An emotional archive unfolds for Fall/Winter 2026 through texture and intimacy, where garments become vessels of memory shaped by touch, fragility, and time.

The Fall/Winter 2026 collection by Caroline Hú draws from a deeply personal object: a worn towel the designer has kept since birth. From this starting point, textiles are treated as living surfaces. Cotton mesh appears delicately distressed, tulle accumulates in translucent layers, and silicone-coated artificial flowers merge into the fabric, creating volumes that feel both fragile and resistant. This tactile universe unfolds through accumulation and erosion, where materials are layered, altered, and left visibly in process.
This sensitivity to material transformation has long defined Hú’s practice, shaped in part by her training at Central Saint Martins. Yet FW26 introduces a new density. More than a dozen materials can coexist within a single look, producing silhouettes that oscillate between softness and structure, intimacy and tension. The garments invite a close reading, where texture becomes the primary vehicle of meaning.

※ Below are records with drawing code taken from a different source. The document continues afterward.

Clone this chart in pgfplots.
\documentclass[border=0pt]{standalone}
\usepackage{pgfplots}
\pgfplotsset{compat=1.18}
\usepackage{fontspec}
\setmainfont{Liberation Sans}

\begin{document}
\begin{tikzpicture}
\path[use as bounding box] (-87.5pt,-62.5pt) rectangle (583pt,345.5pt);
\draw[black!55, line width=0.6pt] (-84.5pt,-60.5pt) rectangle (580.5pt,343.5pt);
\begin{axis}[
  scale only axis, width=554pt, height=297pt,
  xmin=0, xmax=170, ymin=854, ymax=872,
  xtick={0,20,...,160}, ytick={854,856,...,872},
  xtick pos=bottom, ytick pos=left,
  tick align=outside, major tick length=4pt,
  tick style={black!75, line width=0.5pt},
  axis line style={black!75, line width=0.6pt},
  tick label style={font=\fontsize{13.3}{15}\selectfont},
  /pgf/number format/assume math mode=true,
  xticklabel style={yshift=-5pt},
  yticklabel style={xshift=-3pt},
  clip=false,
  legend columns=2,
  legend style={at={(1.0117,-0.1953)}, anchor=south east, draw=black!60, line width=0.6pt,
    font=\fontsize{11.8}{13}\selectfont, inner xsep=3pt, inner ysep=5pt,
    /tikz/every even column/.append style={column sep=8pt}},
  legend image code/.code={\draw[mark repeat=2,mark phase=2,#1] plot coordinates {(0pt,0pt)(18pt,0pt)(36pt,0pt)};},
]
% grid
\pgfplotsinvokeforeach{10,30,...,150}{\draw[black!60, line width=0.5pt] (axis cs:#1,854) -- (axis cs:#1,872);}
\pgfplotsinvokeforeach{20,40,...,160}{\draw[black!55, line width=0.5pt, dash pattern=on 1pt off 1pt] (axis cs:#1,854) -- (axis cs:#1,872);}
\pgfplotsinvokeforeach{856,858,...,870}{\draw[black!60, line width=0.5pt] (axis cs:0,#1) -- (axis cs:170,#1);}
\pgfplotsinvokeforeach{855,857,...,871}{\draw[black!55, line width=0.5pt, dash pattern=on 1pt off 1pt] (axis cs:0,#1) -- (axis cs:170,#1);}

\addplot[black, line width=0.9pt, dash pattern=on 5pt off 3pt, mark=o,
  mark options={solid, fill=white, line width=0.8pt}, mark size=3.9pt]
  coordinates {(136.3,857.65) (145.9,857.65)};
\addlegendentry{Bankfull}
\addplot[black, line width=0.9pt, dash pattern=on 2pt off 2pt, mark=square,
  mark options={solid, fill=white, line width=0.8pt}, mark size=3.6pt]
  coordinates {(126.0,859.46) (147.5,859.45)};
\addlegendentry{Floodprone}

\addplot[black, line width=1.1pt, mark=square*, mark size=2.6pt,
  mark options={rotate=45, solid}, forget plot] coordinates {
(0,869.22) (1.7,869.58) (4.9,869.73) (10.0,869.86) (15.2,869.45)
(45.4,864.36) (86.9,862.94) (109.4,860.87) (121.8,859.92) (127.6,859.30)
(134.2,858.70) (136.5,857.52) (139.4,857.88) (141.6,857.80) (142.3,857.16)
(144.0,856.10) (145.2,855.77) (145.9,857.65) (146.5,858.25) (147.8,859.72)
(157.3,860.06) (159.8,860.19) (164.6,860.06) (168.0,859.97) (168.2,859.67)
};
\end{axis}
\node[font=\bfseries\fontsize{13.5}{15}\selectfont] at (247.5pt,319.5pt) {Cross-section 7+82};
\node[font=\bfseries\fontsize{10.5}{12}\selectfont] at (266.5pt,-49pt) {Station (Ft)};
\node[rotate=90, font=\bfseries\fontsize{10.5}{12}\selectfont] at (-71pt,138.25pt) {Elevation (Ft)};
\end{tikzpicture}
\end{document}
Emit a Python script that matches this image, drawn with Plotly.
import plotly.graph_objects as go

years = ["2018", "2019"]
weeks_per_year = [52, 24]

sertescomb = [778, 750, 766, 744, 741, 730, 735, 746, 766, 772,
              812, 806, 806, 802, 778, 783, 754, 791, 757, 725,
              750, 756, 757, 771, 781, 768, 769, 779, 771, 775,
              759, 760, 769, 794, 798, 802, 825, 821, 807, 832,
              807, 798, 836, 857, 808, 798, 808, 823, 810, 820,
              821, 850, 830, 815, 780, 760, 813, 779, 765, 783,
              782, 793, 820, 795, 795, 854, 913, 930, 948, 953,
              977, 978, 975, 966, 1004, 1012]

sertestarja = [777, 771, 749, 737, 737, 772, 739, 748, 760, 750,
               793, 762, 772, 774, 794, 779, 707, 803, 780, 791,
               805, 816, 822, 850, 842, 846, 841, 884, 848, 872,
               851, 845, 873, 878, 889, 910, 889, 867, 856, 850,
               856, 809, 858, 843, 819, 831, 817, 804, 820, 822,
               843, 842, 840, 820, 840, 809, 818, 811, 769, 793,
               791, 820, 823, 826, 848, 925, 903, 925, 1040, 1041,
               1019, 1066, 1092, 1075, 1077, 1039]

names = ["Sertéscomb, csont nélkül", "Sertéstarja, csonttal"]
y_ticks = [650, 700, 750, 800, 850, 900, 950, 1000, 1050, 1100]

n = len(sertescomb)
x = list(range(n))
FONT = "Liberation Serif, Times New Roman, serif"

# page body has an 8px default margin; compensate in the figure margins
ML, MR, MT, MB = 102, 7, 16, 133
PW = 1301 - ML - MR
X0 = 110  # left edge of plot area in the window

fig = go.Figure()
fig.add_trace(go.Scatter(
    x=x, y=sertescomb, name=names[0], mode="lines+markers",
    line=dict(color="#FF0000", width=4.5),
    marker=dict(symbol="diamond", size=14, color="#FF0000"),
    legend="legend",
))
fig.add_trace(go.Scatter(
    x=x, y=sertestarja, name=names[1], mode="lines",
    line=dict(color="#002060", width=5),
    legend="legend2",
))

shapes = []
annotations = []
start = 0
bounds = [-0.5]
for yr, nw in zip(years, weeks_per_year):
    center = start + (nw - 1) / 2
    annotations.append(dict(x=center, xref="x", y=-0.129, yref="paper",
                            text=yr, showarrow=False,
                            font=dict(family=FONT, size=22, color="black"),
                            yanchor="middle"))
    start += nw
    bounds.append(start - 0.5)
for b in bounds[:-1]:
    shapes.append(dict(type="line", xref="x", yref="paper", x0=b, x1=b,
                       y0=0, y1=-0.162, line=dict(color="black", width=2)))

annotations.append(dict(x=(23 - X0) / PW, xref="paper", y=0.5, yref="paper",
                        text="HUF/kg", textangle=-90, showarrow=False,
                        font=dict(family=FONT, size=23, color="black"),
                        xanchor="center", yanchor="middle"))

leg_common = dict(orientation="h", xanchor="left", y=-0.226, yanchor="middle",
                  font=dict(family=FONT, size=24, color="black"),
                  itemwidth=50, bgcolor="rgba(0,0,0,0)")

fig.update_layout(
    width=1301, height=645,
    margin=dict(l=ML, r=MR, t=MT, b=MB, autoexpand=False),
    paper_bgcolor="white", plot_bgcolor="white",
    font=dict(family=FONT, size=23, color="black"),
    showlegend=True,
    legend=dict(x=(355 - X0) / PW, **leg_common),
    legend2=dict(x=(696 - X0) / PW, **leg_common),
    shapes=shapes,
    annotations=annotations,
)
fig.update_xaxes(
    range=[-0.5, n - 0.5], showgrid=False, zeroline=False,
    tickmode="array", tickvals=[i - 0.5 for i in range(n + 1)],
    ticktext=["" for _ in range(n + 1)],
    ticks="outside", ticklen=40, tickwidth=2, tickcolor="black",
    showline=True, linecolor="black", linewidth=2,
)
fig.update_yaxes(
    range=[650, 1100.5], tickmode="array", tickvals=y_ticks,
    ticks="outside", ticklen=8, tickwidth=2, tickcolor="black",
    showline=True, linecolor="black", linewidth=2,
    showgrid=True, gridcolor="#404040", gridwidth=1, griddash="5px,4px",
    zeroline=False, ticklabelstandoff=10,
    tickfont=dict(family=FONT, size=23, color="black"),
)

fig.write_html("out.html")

A key moment in the collection is the collaboration with Crocs. Reworking the brand’s signature Bae Clog, Hú translates her visual codes into footwear. Knitted uppers are intentionally cracked, allowing delicate silk ribbon flowers to emerge from within. The intervention extends her tactile vocabulary into an everyday object, bridging craft and mass production through surface and detail.
The presentation itself moved away from conventional runway formats. Instead of models, dancers Emma Portner and Matt McCreary activated the space through choreography. Their movement revealed how the garments respond to the body, unfolding in motion and intensifying their sensory dimension.